Critics say that move is widely believed to have spurred the current elephant poaching crisis, in which some 30,000 animals are killed each year.
The United States, European Union, Kenya, Uganda and other countries argue that given the current global poaching crisis, it would be unproductive and dangerous to proceed with discussions about legalising the ivory trade.
CITES believes that destroying illegal ivory is the best way to deter people from buying ivory products.
Since 2011, there have been 11 ivory destruction events in 10 countries – Kenya, Gabon, the Philippines, India, United States, China (including Hong Kong), France, Chad, Belgium, and Portugal.

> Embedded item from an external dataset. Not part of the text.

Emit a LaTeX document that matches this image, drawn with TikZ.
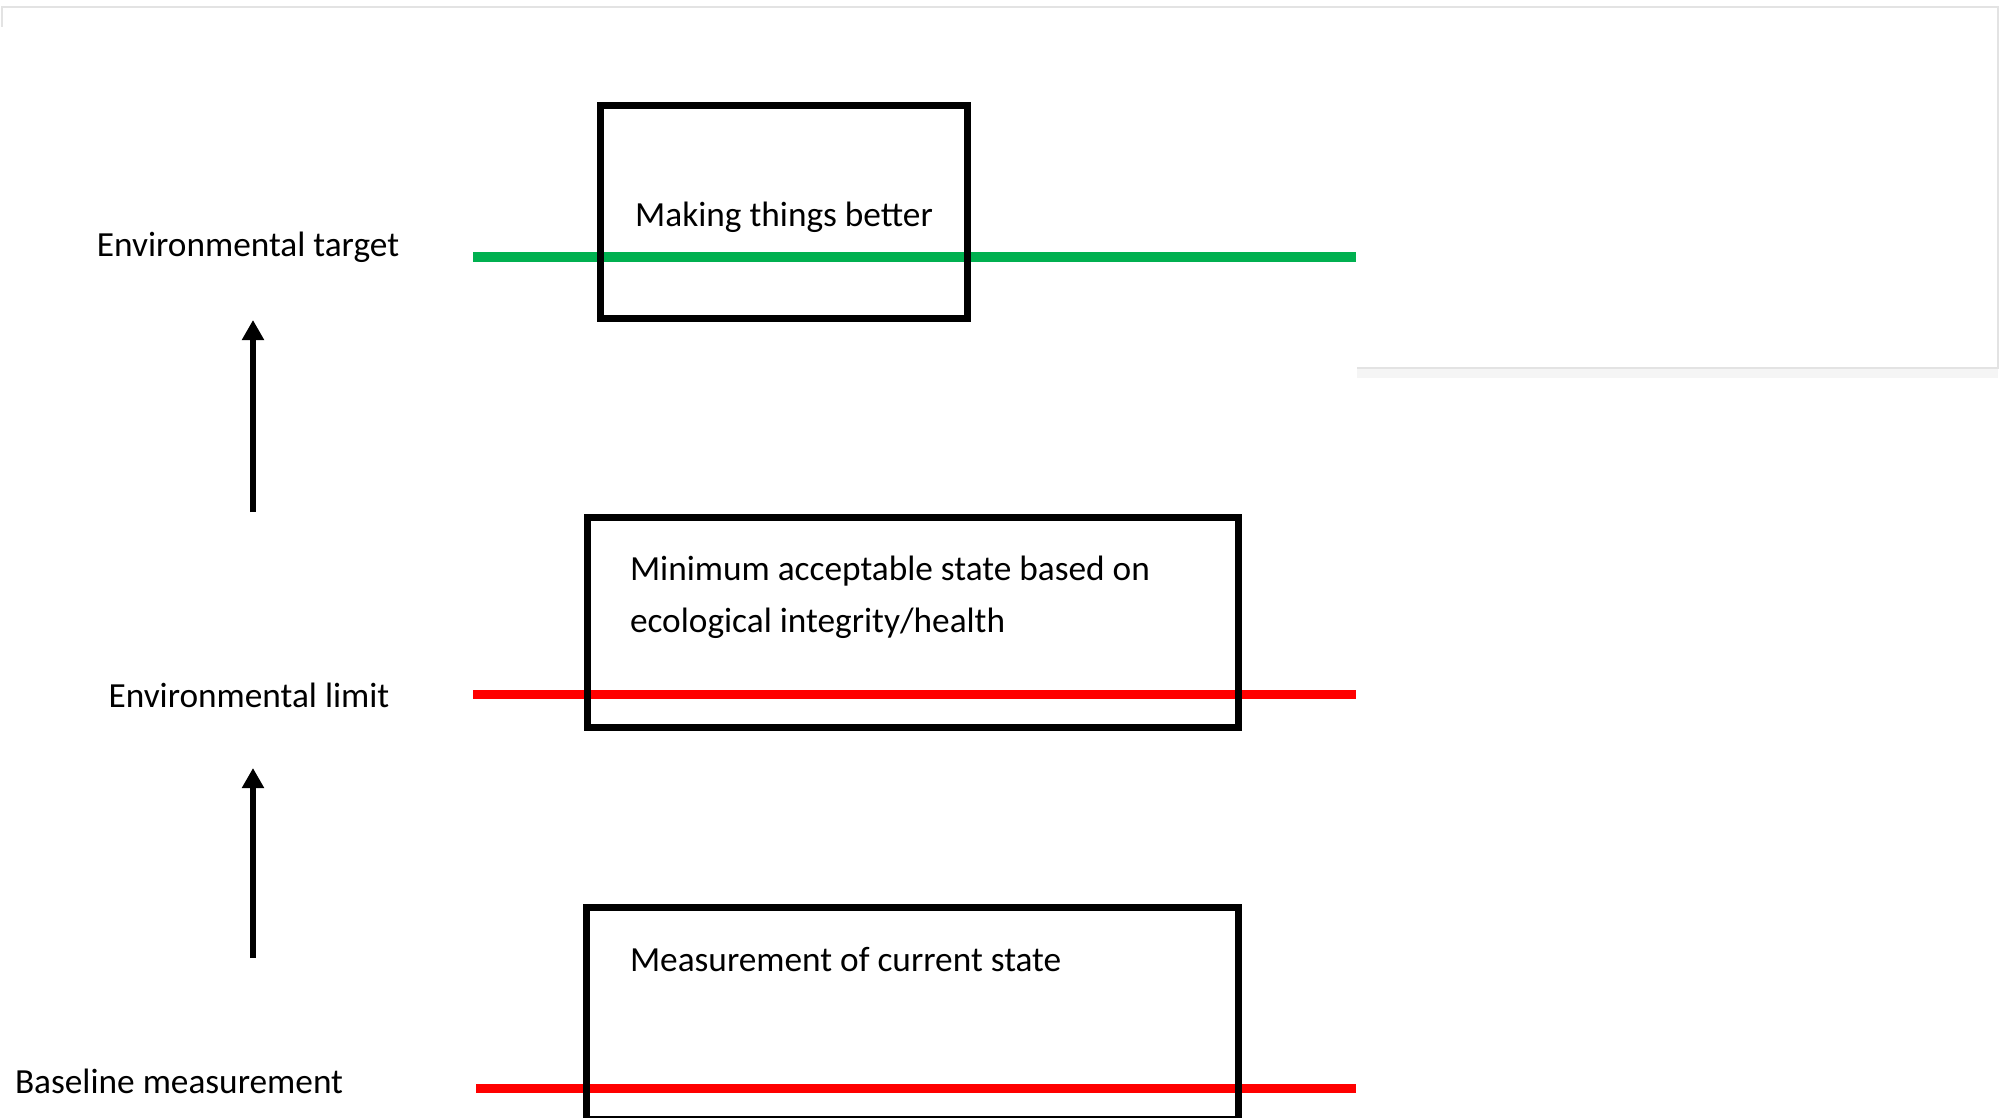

Neighbouring Malawi last week burnt 2.6 tonnes of ivory smuggled in from Tanzania, following a cross-border dispute over whether or not the elephant tusks should be saved as legal evidence against poachers.
Tanzania had succeeded in delaying the burning since September, but a court in Malawi this month ordered wildlife authorities to publicly destroy the 781 pieces of ivory — valued at nearly $3m.
According to Interpol, a “significant portion” of ivory reaching international markets originated from elephant herds in Tanzania, which has been hit hard by a global spike in poaching over the past decade with its jumbo population dropping to about 43,000 in 2014 from 109,000 in 2009.
The country relies heavily on revenues from safari tourism and President John Magufuli has pledged to root out poaching as part of a wider war on corruption.
The Kisutu resident magistrate’s court in Dar es Salaam last week sentenced two Chinese men to 35 years each in jail for smuggling 706 pieces of ivory, the latest conviction of Chinese nationals in a drive to stamp out poaching.
Back in October, Tanzania charged prominent Chinese businesswoman Yang Feng Glan (66), dubbed the “Ivory Queen”, with running a network that smuggled out tusks from 350 elephants in the country.